*SUPPLIED MATERIAL*
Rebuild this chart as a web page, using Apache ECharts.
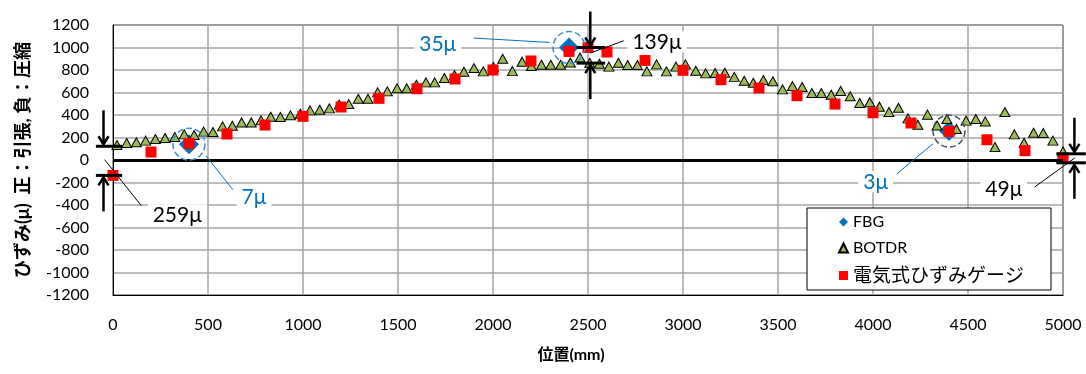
<!DOCTYPE html>
<html>
<head>
<meta charset="utf-8">
<script src="https://cdn.jsdelivr.net/npm/echarts@6/dist/echarts.min.js"></script>
<style>
html,body{margin:0;padding:0;background:#fff;}
#chart{width:1086px;height:374px;}
</style>
</head>
<body>
<div id="chart"></div>
<script>
// ---------- data ----------
const xTicks = [0, 500, 1000, 1500, 2000, 2500, 3000, 3500, 4000, 4500, 5000];
const yTicks = [-1200, -1000, -800, -600, -400, -200, 0, 200, 400, 600, 800, 1000, 1200];

const seriesNames = ['FBG', 'BOTDR', '電気式ひずみゲージ'];

const fbgX = [400, 2400, 4400];
const fbgY = [141, 1000, 257];

const botdrX = [21, 72, 123, 172, 223, 274, 325, 375, 427, 477,
  526, 577, 628, 677, 728, 779, 830, 881, 934, 986,
  1037, 1088, 1139, 1191, 1241, 1291, 1342, 1393, 1444, 1495,
  1546, 1597, 1647, 1693, 1744, 1797, 1847, 1900, 1949, 2002,
  2051, 2102, 2153, 2202, 2255, 2304, 2356, 2407, 2458, 2509,
  2560, 2610, 2660, 2709, 2760, 2810, 2861, 2913, 2963, 3013,
  3067, 3119, 3169, 3220, 3270, 3322, 3370, 3423, 3473, 3524,
  3576, 3627, 3678, 3728, 3780, 3830, 3880, 3930, 3983, 4034,
  4084, 4134, 4184, 4236, 4287, 4337, 4389, 4439, 4490, 4541,
  4591, 4642, 4694, 4744, 4795, 4845, 4896, 4947, 5000];
const botdrY = [133, 151, 157, 172, 187, 195, 204, 228, 222, 252,
  249, 299, 305, 334, 334, 352, 385, 382, 397, 411,
  441, 447, 459, 492, 497, 545, 545, 601, 610, 637,
  637, 669, 690, 690, 729, 755, 785, 817, 788, 826,
  900, 790, 874, 836, 846, 846, 846, 866, 911, 865,
  855, 830, 865, 844, 844, 788, 850, 788, 830, 850,
  793, 770, 773, 776, 739, 704, 687, 711, 700, 628,
  657, 649, 596, 596, 580, 614, 566, 507, 514, 474,
  427, 465, 370, 314, 403, 306, 364, 276, 350, 365,
  343, 116, 427, 228, 153, 242, 240, 172, 75];

const gaugeX = [0, 200, 400, 600, 800, 1000, 1200, 1400, 1600, 1800, 2000, 2200, 2400, 2500,
  2600, 2800, 3000, 3200, 3400, 3600, 3800, 4000, 4200, 4400, 4600, 4800, 5000];
const gaugeY = [-137, 71, 148, 231, 311, 388, 471, 548, 634, 720, 800, 880, 965, 1000,
  960, 885, 797, 714, 640, 572, 497, 420, 329, 254, 180, 83, 18];

// difference markers (data coordinates)
const diffAt = [0, 2500, 5000];
const diffUpper = [122, 1000, 55];
const diffLower = [-137, 861, -25];
const diffBarFrom = [-90, 2440, 4965];
const diffBarTo = [48, 2590, 5120];
const diffArrowX = [-50, 2512, 5060];

// difference labels (data coordinates)
const noteText = ['35μ', '139μ', '7μ', '259μ', '3μ', '49μ'];
const noteAt = [[1709, 1025], [2863, 1051], [742, -328], [338, -487], [4014, -194], [4688, -263]];
const noteLeaderFrom = [[1898, 1084], [2512, 951], [489, 38], [-44, 3], [4316, 145], [4851, -240]];
const noteLeaderTo = [[2298, 1045], [2688, 1060], [631, -264], [149, -406], [4126, -122], [5062, 18]];
const noteBlue = [true, false, true, false, true, false];

const circleColors = ['#3A8FD6', '#3A8FD6', '#44546A'];

// ---------- chart ----------
const FONT = "Lato, 'Noto Sans CJK JP', sans-serif";
const chart = echarts.init(document.getElementById('chart'), null, {renderer: 'canvas'});

const option = {
  animation: false,
  backgroundColor: '#fff',
  textStyle: {fontFamily: FONT, color: '#000'},
  grid: {left: 113, top: 25, width: 950, height: 270, show: true, borderColor: '#000', borderWidth: 1, backgroundColor: 'transparent'},
  legend: {
    orient: 'vertical', left: 807, top: 208,
    padding: [6, 27, 5, 31],
    backgroundColor: '#fff', borderColor: '#000', borderWidth: 1,
    itemWidth: 9, itemHeight: 9, itemGap: 10,
    textStyle: {fontFamily: FONT, fontSize: 16, color: '#000', lineHeight: 14},
    data: [
      {name: seriesNames[0], icon: 'diamond'},
      {name: seriesNames[1], icon: 'triangle'},
      {name: seriesNames[2], icon: 'rect', textStyle: {fontSize: 19}}
    ]
  },
  xAxis: {
    type: 'value', min: xTicks[0], max: xTicks[xTicks.length - 1], interval: 500,
    name: '位置(mm)', nameLocation: 'middle', nameGap: 52,
    nameTextStyle: {fontFamily: FONT, fontSize: 16, fontWeight: 'bold', color: '#000', padding: [0, 34, 0, 0]},
    axisLine: {show: true, onZero: false, lineStyle: {color: '#000', width: 1}},
    axisTick: {show: false},
    axisLabel: {fontFamily: FONT, fontSize: 16, color: '#000', margin: 22, formatter: v => String(v)},
    splitLine: {show: true, lineStyle: {color: '#A6A6A6', width: 1.5}}
  },
  yAxis: {
    type: 'value', min: yTicks[0], max: yTicks[yTicks.length - 1], interval: 200,
    name: 'ひずみ(μ)  正：引張, 負：圧縮', nameLocation: 'middle', nameGap: 81, nameRotate: 90,
    nameTextStyle: {fontFamily: FONT, fontSize: 18, fontWeight: 'bold', color: '#000'},
    axisLine: {show: true, lineStyle: {color: '#000', width: 1}},
    axisTick: {show: false},
    axisLabel: {fontFamily: FONT, fontSize: 16, color: '#000', margin: 24, formatter: v => String(v)},
    splitLine: {show: true, lineStyle: {color: '#A6A6A6', width: 1.5}}
  },
  series: [
    {
      name: seriesNames[0], type: 'scatter', symbol: 'diamond', symbolSize: 20,
      itemStyle: {color: '#0070C0', opacity: 1},
      data: fbgX.map((x, i) => [x, fbgY[i]]), z: 2
    },
    {
      name: seriesNames[1], type: 'scatter', symbol: 'triangle', symbolSize: [10, 9],
      itemStyle: {color: '#9BBB59', borderColor: '#000', borderWidth: 1, opacity: 1},
      data: botdrX.map((x, i) => [x, botdrY[i]]), z: 3,
      markLine: {
        silent: true, symbol: ['none', 'none'], label: {show: false},
        lineStyle: {color: '#000', width: 3, type: 'solid', opacity: 1},
        data: [{yAxis: 0}]
      }
    },
    {
      name: seriesNames[2], type: 'scatter', symbol: 'rect', symbolSize: 11,
      itemStyle: {color: '#FF0000', opacity: 1},
      data: gaugeX.map((x, i) => [x, gaugeY[i]]), z: 4
    },
    {
      name: 'circles', type: 'scatter', symbol: 'circle', symbolSize: 32, silent: true,
      itemStyle: {color: 'rgba(0,0,0,0)', borderWidth: 1.5, borderType: 'dashed', opacity: 1},
      data: fbgX.map((x, i) => ({value: [x, fbgY[i]], itemStyle: {borderColor: circleColors[i]}})), z: 5
    }
  ]
};
chart.setOption(option);

// ---------- annotations, placed through the chart's own scales ----------
function px(x, y) { return chart.convertToPixel({gridIndex: 0}, [x, y]); }
const ARROW_LEN = 34, HEAD_W = 5, HEAD_L = 8;
const g = [];
function line(a, b, color, w) {
  g.push({type: 'line', z: 100, shape: {x1: a[0], y1: a[1], x2: b[0], y2: b[1]}, style: {stroke: color, lineWidth: w}});
}
function arrow(x, yFrom, yTo) {
  const dir = yTo > yFrom ? 1 : -1;
  line([x, yFrom], [x, yTo], '#000', 2.5);
  g.push({type: 'polyline', z: 100, shape: {points: [[x - HEAD_W, yTo - dir * HEAD_L], [x, yTo], [x + HEAD_W, yTo - dir * HEAD_L]]}, style: {stroke: '#000', lineWidth: 2.5, fill: null}});
}
diffAt.forEach((_, i) => {
  line(px(diffBarFrom[i], diffUpper[i]), px(diffBarTo[i], diffUpper[i]), '#000', 3);
  line(px(diffBarFrom[i], diffLower[i]), px(diffBarTo[i], diffLower[i]), '#000', 3);
  const up = px(diffArrowX[i], diffUpper[i]);
  arrow(up[0], up[1] - 2 - ARROW_LEN, up[1] - 2);
  const lo = px(diffArrowX[i], diffLower[i]);
  arrow(lo[0], lo[1] + 2 + ARROW_LEN, lo[1] + 2);
});
noteText.forEach((t, i) => {
  const col = noteBlue[i] ? '#0070C0' : '#000';
  const p = px(noteAt[i][0], noteAt[i][1]);
  g.push({type: 'text', z: 101, x: p[0], y: p[1], style: {text: t, fill: col, font: '21px ' + FONT, align: 'center', verticalAlign: 'middle', backgroundColor: '#fff', padding: [0, 5]}});
  line(px(noteLeaderFrom[i][0], noteLeaderFrom[i][1]), px(noteLeaderTo[i][0], noteLeaderTo[i][1]), col, 1);
});
chart.setOption({graphic: {elements: g}});
</script>
</body>
</html>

*YOUR TASK*
Exactly as they appear, print the lines of the listing above from its first line through the line that contains "const fbgY = [141, 1000, 257];", minus the pictures.

*THE COMPLETED TASK*
Rebuild this chart as a web page, using Apache ECharts.
<!DOCTYPE html>
<html>
<head>
<meta charset="utf-8">
<script src="https://cdn.jsdelivr.net/npm/echarts@6/dist/echarts.min.js"></script>
<style>
html,body{margin:0;padding:0;background:#fff;}
#chart{width:1086px;height:374px;}
</style>
</head>
<body>
<div id="chart"></div>
<script>
// ---------- data ----------
const xTicks = [0, 500, 1000, 1500, 2000, 2500, 3000, 3500, 4000, 4500, 5000];
const yTicks = [-1200, -1000, -800, -600, -400, -200, 0, 200, 400, 600, 800, 1000, 1200];

const seriesNames = ['FBG', 'BOTDR', '電気式ひずみゲージ'];

const fbgX = [400, 2400, 4400];
const fbgY = [141, 1000, 257];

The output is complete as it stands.